When I select City, then click Submit, nothing happens.  If I select Names, then click Submit, I can't tell if anything happens because the Names drop down box is already displayed.

I realize (and appreciate) that you guys are trying to get me from here to a "better" there because you know what this should all look like.  But, I'd like to see what needs to be fixed in the code that I have just so I know what to expect when I get into the more in-depth coding later.

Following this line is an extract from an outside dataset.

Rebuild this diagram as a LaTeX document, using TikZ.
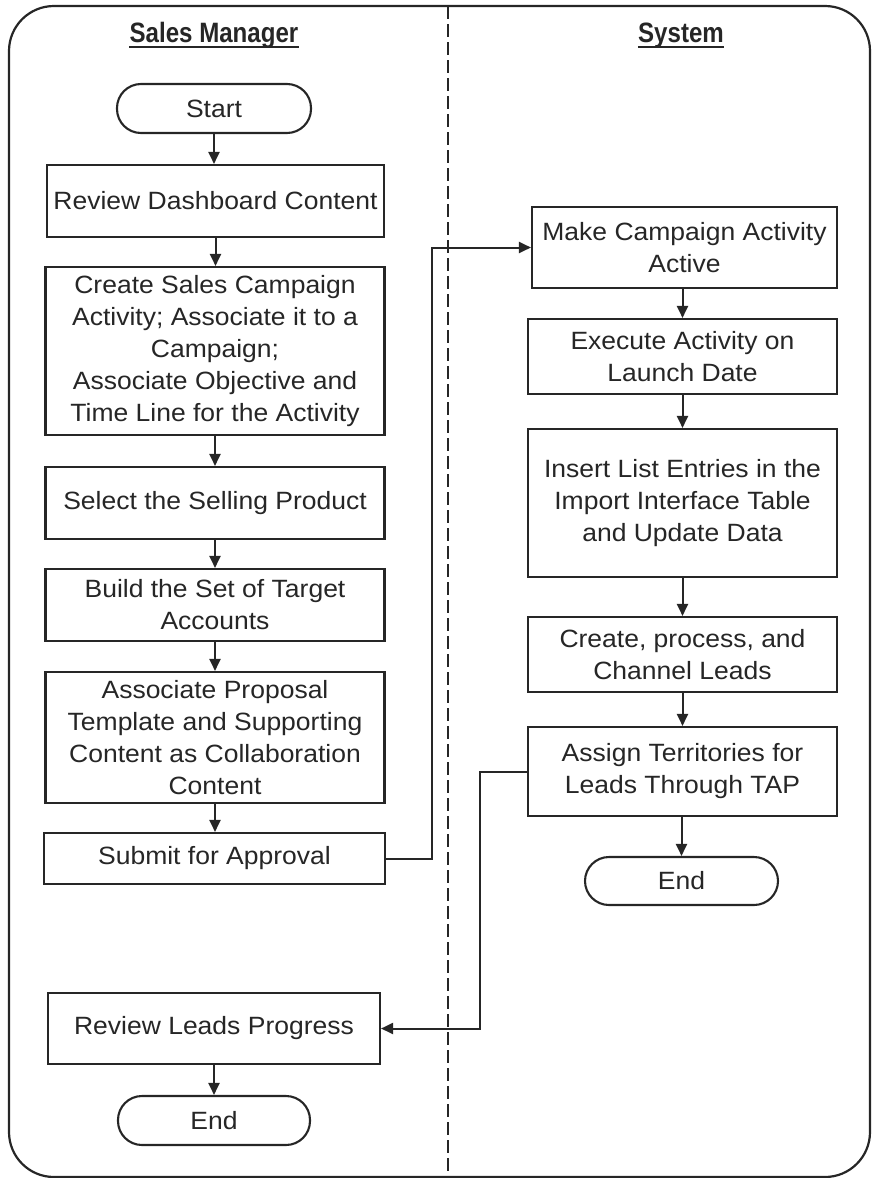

Also, can someone tell me, if I use javascript, does the person viewing my pages need to have Java installed?  If that's the case, I don't want to use javascript because I don't want the viewer to be [u]required[/u] to install anything to view my pages.

[roopurt18]

You should specify the [i]method[/i] attribute of your form to be [i]post[/i].

Here's a simple example:
[code]
<html>
<body>
<?php
  $form = '<form name="myform" action="" method="post">'
            . '<select name="mysel">'
            . '<option value="1">1</option>'
            . '<option value="2">2</option>'
            . '<option value="3">3</option>'
            . '</select>'
            . '<input type="submit" name="filter" value="Filter" />';
  // Check if the filter button was pressed, if so we can display more fields
  if(count($_POST) && isset($_POST['filter'])){
    $form .= '<select name="anothersel">'
              . '</select>';
  }
  $form .= '<input type="submit" name="submit" value="Submit" />';
  echo $form;
?>
</body></html>[/code]

[Styler001]

OK.  Thanks.  I'll give that some studying.